▸ WHAT IS BEING ASKED:
Return verbatim all lines from the first one in the records to the line with "wil_wg_y = [1.65, 2.5, 3.67, 2.42, 2.76, 3.1, 2.73]", both ends kept.

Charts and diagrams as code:
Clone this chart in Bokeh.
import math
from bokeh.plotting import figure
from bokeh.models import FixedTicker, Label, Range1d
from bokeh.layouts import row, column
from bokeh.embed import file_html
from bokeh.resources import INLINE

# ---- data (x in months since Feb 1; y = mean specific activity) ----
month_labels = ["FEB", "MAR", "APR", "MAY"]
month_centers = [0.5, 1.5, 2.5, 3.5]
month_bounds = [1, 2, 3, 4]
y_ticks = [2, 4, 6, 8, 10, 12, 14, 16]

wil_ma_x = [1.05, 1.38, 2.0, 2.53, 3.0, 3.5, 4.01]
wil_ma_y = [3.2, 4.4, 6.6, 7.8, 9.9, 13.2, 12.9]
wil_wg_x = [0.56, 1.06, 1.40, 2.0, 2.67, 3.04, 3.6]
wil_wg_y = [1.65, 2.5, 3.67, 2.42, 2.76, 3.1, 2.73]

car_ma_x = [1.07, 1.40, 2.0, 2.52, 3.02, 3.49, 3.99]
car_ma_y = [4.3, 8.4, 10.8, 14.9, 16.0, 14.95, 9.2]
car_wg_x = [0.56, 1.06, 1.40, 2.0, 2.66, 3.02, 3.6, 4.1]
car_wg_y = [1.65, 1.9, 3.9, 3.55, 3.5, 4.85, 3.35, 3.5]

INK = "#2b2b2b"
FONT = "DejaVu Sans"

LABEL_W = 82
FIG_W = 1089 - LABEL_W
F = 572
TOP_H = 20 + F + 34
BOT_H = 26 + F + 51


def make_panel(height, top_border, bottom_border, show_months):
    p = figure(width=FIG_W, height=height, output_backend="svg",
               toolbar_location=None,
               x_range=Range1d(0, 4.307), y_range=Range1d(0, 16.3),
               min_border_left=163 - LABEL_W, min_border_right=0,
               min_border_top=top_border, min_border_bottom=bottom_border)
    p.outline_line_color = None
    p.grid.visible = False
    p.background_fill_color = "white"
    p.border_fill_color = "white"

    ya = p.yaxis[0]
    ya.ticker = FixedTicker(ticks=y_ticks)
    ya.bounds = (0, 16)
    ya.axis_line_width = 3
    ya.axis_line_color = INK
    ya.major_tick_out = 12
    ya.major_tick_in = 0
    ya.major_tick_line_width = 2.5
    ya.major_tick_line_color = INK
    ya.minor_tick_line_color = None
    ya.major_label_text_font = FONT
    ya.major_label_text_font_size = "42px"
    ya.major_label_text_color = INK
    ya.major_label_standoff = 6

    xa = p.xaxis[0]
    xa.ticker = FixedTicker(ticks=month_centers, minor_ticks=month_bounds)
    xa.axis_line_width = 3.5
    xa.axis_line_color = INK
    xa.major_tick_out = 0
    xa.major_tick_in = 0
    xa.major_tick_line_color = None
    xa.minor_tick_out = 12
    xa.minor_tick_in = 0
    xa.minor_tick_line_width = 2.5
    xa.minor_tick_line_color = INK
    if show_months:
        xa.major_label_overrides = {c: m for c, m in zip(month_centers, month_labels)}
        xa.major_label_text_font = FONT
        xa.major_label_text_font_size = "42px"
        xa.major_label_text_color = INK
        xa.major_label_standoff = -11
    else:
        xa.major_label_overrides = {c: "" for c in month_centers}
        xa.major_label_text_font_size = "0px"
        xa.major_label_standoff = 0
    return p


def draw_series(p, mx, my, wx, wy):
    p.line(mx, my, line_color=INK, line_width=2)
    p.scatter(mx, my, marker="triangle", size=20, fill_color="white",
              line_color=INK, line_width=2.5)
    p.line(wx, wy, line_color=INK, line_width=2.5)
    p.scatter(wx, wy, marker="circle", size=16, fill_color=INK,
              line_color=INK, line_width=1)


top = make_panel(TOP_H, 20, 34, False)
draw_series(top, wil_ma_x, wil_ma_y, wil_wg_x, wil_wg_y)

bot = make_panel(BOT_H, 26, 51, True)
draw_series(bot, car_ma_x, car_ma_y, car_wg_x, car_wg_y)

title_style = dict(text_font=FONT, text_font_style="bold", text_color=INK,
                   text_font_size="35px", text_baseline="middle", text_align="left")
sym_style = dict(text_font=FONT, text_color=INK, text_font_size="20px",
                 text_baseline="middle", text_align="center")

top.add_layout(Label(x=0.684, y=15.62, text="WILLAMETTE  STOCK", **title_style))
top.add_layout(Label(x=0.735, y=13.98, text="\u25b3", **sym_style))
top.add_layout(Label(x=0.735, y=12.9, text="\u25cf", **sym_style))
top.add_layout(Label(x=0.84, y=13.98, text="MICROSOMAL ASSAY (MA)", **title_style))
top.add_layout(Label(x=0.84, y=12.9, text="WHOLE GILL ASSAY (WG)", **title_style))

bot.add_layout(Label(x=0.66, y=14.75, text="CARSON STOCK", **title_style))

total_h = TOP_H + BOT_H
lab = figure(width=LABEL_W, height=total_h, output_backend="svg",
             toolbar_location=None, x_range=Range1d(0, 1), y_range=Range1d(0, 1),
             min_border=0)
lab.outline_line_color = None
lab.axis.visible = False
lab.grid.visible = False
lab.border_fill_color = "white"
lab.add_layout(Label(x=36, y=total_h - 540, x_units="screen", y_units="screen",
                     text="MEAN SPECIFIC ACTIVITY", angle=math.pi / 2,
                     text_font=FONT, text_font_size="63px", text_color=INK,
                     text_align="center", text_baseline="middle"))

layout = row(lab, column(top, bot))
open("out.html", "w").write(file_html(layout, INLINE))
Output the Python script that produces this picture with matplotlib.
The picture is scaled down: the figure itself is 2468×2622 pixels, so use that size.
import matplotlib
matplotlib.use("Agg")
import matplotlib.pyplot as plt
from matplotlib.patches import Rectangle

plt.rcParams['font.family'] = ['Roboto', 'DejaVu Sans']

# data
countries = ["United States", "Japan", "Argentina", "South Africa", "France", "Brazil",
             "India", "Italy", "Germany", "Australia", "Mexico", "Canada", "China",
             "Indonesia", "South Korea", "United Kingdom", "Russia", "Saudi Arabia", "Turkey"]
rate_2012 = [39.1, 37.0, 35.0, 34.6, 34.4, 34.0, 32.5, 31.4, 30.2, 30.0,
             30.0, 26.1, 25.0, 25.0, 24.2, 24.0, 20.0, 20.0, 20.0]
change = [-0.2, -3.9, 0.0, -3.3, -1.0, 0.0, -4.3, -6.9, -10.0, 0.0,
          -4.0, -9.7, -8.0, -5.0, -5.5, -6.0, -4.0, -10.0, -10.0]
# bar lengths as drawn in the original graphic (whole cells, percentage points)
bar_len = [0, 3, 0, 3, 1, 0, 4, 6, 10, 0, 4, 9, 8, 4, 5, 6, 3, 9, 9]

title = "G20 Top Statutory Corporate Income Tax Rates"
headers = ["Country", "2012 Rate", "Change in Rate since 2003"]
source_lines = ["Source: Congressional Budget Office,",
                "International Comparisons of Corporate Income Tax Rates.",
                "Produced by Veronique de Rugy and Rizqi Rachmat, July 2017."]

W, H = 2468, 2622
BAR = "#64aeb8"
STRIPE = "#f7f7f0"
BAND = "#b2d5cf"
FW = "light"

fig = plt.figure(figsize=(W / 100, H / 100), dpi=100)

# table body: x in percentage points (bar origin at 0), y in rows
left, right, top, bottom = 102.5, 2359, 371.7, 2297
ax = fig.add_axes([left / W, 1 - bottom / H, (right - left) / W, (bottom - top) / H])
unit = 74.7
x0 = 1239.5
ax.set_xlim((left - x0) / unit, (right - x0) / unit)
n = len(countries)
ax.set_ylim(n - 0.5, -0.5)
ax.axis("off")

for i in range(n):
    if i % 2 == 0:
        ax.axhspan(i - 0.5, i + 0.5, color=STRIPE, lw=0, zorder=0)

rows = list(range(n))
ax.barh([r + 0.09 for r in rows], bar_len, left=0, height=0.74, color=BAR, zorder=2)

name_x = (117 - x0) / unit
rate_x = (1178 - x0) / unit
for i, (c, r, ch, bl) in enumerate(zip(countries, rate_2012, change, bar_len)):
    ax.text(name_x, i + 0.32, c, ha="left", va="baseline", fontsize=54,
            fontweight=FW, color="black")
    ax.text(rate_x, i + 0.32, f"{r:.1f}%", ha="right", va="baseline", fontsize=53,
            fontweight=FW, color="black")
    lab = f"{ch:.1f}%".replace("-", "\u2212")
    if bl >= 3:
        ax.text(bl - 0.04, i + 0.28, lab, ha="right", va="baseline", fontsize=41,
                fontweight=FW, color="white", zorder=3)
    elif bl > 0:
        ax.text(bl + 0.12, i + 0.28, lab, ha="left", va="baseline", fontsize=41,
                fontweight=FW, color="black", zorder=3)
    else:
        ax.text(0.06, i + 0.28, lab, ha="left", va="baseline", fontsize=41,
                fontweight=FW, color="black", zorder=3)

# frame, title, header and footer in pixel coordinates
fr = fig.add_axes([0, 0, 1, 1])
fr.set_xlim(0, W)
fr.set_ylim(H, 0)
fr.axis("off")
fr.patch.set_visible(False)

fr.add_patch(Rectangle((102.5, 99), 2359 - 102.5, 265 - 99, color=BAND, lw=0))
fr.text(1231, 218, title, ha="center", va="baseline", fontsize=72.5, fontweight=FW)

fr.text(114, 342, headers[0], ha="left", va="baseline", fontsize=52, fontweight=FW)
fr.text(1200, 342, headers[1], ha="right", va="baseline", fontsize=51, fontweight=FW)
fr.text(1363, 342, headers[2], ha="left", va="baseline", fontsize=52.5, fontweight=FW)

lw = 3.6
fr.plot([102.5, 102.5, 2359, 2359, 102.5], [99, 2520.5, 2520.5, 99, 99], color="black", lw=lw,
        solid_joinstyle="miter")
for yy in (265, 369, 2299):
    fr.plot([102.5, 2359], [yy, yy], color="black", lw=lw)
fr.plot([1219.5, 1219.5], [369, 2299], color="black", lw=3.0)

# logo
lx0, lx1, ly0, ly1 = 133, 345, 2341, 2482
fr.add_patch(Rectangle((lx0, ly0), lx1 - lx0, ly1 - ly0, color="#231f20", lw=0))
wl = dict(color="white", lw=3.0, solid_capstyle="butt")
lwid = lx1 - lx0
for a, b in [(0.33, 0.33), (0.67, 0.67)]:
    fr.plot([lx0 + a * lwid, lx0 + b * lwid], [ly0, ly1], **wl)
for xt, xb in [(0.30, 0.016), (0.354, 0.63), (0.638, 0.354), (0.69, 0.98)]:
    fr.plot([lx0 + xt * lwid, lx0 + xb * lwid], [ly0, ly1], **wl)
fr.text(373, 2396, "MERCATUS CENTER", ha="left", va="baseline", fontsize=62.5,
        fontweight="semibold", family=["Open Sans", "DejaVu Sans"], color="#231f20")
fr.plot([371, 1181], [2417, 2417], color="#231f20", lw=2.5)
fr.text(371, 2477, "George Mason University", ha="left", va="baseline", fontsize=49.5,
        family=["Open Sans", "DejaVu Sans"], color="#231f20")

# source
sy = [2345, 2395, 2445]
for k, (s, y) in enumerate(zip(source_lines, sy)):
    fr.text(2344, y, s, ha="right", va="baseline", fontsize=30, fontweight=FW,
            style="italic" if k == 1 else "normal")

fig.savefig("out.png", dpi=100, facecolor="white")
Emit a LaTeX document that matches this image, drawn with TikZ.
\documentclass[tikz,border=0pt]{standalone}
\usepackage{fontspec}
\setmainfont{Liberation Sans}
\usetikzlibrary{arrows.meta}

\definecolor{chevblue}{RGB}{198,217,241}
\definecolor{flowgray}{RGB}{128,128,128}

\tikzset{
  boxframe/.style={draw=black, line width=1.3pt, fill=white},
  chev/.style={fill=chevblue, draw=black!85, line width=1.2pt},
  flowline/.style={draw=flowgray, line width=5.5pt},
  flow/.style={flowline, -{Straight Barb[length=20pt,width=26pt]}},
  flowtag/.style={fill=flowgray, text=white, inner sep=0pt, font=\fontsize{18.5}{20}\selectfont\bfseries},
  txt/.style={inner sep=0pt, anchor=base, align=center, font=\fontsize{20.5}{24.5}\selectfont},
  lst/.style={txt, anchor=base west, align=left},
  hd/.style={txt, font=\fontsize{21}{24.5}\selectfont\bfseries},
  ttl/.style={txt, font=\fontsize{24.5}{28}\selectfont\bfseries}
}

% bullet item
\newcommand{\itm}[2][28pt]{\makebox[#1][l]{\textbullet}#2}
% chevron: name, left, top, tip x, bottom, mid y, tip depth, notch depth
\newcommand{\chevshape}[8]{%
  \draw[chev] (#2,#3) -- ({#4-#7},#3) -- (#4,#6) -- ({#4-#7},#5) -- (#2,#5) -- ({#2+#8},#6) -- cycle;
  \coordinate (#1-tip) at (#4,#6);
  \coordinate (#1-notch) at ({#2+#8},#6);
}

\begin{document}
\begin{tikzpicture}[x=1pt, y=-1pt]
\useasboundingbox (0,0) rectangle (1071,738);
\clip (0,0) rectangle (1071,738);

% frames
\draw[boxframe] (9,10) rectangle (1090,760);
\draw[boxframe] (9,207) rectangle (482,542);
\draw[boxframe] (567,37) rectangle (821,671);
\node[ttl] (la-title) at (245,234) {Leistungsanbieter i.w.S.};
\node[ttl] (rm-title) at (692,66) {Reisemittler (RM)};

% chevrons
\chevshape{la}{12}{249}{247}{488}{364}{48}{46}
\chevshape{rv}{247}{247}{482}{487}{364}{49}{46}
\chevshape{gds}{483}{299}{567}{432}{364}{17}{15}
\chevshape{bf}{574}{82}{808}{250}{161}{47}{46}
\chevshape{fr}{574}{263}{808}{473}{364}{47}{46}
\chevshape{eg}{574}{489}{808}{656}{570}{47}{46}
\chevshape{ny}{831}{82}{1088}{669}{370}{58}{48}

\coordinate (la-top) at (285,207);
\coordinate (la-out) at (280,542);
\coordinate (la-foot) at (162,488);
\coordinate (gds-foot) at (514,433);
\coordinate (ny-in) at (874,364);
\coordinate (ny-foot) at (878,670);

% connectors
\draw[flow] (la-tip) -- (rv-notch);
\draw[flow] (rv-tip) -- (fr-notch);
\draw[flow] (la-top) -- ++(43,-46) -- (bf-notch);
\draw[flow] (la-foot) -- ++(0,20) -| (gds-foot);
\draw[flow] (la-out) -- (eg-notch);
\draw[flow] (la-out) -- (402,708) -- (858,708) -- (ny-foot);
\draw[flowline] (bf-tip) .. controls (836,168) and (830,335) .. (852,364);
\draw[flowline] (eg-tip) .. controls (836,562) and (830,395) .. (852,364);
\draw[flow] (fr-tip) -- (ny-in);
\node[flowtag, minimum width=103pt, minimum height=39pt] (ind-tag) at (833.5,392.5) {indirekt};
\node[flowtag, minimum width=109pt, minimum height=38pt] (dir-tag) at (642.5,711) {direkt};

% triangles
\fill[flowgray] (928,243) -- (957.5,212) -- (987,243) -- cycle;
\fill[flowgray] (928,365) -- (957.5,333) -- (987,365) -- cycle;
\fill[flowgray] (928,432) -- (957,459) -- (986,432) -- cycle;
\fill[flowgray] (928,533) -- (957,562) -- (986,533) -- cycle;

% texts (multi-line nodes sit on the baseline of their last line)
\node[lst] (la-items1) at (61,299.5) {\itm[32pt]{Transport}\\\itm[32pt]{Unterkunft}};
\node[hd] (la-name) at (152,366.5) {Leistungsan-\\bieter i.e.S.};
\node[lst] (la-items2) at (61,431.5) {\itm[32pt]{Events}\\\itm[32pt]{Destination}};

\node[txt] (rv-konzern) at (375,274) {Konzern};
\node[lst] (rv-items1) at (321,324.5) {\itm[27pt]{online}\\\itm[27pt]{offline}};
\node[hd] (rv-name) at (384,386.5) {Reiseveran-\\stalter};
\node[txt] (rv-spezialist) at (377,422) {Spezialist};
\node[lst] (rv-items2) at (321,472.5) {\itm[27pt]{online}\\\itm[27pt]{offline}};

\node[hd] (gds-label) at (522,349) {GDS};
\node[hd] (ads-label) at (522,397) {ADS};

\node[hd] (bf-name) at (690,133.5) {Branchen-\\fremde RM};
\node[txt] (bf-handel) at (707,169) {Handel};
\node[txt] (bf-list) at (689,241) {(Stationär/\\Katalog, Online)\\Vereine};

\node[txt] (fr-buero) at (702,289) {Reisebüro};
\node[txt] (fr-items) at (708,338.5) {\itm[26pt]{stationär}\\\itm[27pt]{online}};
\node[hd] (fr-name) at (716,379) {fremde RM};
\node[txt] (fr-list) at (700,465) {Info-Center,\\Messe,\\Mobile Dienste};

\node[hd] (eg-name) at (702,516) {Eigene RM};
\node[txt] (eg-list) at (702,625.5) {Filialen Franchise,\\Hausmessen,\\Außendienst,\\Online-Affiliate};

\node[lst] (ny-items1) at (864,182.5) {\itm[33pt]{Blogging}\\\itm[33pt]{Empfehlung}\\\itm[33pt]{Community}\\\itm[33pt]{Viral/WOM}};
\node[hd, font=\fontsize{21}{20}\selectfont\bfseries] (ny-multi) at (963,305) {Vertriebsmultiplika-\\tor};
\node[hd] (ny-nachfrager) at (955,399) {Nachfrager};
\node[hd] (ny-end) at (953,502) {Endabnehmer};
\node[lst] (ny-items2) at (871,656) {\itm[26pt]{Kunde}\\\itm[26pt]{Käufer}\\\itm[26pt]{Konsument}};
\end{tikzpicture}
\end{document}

▸ FINAL RESULT:
Clone this chart in Bokeh.
import math
from bokeh.plotting import figure
from bokeh.models import FixedTicker, Label, Range1d
from bokeh.layouts import row, column
from bokeh.embed import file_html
from bokeh.resources import INLINE

# ---- data (x in months since Feb 1; y = mean specific activity) ----
month_labels = ["FEB", "MAR", "APR", "MAY"]
month_centers = [0.5, 1.5, 2.5, 3.5]
month_bounds = [1, 2, 3, 4]
y_ticks = [2, 4, 6, 8, 10, 12, 14, 16]

wil_ma_x = [1.05, 1.38, 2.0, 2.53, 3.0, 3.5, 4.01]
wil_ma_y = [3.2, 4.4, 6.6, 7.8, 9.9, 13.2, 12.9]
wil_wg_x = [0.56, 1.06, 1.40, 2.0, 2.67, 3.04, 3.6]
wil_wg_y = [1.65, 2.5, 3.67, 2.42, 2.76, 3.1, 2.73]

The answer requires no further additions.